• WORK TO COMPLETE
Where a line contains the word "matplotlib", copy that line in full.

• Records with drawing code
-- START --
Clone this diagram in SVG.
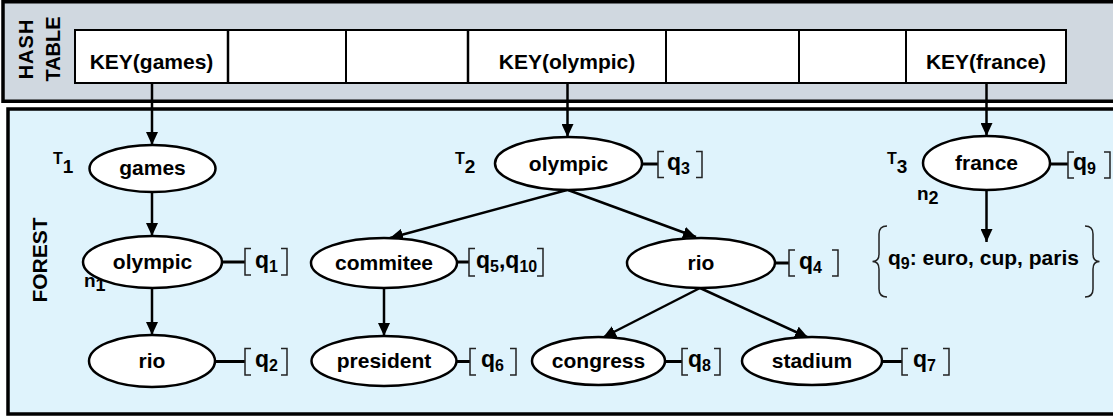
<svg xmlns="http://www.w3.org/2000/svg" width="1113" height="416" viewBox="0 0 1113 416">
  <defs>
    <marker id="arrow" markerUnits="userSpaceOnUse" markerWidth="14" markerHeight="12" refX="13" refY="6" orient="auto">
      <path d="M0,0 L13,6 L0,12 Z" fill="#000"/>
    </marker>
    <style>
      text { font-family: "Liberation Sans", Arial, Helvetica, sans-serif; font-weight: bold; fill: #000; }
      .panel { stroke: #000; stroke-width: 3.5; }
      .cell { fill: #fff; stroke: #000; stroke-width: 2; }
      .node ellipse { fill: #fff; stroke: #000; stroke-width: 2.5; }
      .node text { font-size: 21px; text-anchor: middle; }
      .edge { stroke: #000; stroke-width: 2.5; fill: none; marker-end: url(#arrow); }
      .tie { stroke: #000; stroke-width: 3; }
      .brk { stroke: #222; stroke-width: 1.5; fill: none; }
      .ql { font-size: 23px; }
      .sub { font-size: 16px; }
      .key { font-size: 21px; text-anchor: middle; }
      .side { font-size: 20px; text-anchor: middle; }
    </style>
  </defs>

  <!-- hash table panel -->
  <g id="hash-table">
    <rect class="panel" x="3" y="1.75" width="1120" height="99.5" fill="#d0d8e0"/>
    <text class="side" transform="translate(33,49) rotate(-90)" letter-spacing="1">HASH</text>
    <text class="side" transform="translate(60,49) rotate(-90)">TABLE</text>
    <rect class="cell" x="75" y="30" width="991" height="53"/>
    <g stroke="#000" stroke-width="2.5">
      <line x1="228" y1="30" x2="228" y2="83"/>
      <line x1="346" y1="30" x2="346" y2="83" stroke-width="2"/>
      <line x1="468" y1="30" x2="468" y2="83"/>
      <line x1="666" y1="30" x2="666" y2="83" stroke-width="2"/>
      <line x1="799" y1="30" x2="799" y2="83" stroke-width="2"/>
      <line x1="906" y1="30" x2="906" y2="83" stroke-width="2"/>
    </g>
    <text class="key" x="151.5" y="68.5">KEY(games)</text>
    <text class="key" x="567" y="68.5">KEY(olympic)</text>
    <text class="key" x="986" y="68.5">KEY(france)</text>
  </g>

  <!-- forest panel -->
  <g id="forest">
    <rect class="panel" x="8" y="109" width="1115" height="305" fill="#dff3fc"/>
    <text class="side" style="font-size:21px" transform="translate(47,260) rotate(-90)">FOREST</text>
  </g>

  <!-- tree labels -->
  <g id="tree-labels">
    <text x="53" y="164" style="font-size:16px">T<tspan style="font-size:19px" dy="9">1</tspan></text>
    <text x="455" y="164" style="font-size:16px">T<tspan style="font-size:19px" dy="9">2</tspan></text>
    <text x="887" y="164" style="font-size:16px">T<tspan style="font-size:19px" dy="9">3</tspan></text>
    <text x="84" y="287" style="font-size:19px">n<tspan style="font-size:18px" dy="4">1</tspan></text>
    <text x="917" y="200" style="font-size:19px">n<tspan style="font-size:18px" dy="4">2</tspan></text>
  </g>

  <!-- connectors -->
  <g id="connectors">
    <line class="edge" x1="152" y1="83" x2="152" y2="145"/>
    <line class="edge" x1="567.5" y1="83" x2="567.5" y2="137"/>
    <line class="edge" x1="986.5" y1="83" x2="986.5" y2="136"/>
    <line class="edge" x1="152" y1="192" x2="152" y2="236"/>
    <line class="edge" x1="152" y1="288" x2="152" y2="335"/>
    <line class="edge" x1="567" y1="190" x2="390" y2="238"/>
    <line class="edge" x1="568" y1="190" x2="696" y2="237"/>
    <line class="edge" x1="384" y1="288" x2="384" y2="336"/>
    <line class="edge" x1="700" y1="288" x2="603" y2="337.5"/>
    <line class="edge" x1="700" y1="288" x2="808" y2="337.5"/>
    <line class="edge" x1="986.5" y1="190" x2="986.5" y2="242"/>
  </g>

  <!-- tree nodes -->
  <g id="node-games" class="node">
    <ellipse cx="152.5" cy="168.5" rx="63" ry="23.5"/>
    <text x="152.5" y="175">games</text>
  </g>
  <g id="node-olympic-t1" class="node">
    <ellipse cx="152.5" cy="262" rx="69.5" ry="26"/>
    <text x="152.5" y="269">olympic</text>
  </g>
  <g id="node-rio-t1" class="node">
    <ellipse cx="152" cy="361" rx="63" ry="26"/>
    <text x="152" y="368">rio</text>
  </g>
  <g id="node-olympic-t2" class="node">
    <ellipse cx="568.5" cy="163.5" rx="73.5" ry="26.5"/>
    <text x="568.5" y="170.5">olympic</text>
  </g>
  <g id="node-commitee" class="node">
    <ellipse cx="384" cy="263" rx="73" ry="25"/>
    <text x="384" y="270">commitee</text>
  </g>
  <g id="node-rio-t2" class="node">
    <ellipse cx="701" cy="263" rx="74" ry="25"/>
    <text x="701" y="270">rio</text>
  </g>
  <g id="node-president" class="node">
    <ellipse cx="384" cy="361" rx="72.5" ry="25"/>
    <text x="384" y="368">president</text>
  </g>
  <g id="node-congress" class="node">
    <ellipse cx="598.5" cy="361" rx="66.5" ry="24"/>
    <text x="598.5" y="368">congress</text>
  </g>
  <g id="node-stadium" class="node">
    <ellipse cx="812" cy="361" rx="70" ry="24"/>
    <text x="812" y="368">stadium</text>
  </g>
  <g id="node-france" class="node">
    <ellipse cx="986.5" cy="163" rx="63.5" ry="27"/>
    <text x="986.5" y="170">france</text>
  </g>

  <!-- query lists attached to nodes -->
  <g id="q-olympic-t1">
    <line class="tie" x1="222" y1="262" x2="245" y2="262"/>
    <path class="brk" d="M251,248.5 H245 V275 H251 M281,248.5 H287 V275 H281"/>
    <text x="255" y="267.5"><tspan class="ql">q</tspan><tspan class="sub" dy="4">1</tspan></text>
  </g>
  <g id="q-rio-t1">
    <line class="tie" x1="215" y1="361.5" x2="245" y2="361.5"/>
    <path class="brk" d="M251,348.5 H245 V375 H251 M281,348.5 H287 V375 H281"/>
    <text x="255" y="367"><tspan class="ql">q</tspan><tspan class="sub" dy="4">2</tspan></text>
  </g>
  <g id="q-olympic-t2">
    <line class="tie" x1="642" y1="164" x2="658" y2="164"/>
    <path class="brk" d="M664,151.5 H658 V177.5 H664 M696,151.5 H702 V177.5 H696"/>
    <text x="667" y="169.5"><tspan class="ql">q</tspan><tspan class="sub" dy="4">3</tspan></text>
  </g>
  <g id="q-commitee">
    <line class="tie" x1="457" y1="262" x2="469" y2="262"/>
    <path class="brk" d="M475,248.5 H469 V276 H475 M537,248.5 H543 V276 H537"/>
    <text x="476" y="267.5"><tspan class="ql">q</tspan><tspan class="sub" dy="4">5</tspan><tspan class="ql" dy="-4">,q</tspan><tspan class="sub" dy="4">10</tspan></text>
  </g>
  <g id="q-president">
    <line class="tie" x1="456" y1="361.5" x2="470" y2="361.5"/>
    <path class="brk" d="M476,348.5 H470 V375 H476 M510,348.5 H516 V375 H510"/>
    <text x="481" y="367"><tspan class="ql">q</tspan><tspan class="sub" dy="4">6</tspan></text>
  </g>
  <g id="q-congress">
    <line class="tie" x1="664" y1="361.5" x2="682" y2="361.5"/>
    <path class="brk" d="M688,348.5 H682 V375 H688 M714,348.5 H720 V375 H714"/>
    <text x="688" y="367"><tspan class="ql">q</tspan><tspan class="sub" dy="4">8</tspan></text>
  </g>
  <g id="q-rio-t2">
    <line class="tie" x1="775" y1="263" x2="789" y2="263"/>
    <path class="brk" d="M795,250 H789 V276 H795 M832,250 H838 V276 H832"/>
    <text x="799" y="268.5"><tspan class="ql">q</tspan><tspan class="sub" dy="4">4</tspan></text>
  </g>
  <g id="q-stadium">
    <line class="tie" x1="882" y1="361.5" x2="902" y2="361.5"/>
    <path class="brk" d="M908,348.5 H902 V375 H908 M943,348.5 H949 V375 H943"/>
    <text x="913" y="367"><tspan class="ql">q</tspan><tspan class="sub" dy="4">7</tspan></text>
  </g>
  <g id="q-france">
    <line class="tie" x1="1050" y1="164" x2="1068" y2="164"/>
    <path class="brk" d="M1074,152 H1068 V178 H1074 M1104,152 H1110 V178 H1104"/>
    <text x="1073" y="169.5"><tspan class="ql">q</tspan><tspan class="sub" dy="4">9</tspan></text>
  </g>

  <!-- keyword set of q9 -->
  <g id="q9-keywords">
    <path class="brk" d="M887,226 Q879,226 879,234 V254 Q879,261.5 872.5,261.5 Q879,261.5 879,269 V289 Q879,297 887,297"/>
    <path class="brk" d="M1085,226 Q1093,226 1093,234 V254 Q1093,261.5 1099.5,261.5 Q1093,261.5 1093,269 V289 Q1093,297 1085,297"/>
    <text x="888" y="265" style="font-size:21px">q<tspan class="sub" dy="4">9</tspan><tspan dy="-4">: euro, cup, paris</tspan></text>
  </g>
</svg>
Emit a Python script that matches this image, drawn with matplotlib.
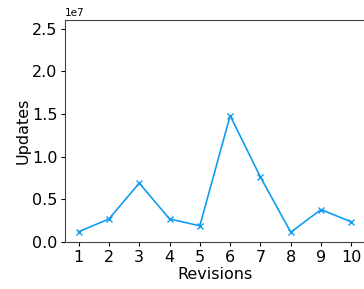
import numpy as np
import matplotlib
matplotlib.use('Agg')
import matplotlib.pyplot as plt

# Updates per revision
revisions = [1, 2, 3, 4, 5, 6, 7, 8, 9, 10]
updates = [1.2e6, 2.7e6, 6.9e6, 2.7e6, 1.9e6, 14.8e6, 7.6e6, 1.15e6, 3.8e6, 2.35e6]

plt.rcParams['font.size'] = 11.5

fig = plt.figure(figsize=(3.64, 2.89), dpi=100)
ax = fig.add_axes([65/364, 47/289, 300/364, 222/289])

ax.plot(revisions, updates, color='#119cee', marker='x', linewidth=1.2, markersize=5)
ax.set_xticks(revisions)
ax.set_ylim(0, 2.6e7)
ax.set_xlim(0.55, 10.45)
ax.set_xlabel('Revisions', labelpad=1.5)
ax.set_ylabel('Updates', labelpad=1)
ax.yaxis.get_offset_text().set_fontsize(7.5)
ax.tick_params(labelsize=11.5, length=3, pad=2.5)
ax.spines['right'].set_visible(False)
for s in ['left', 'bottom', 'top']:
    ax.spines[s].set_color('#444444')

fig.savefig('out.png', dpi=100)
-- END --
• RIGHT ANSWER
Emit a Python script that matches this image, drawn with matplotlib.
import matplotlib
matplotlib.use('Agg')
import matplotlib.pyplot as plt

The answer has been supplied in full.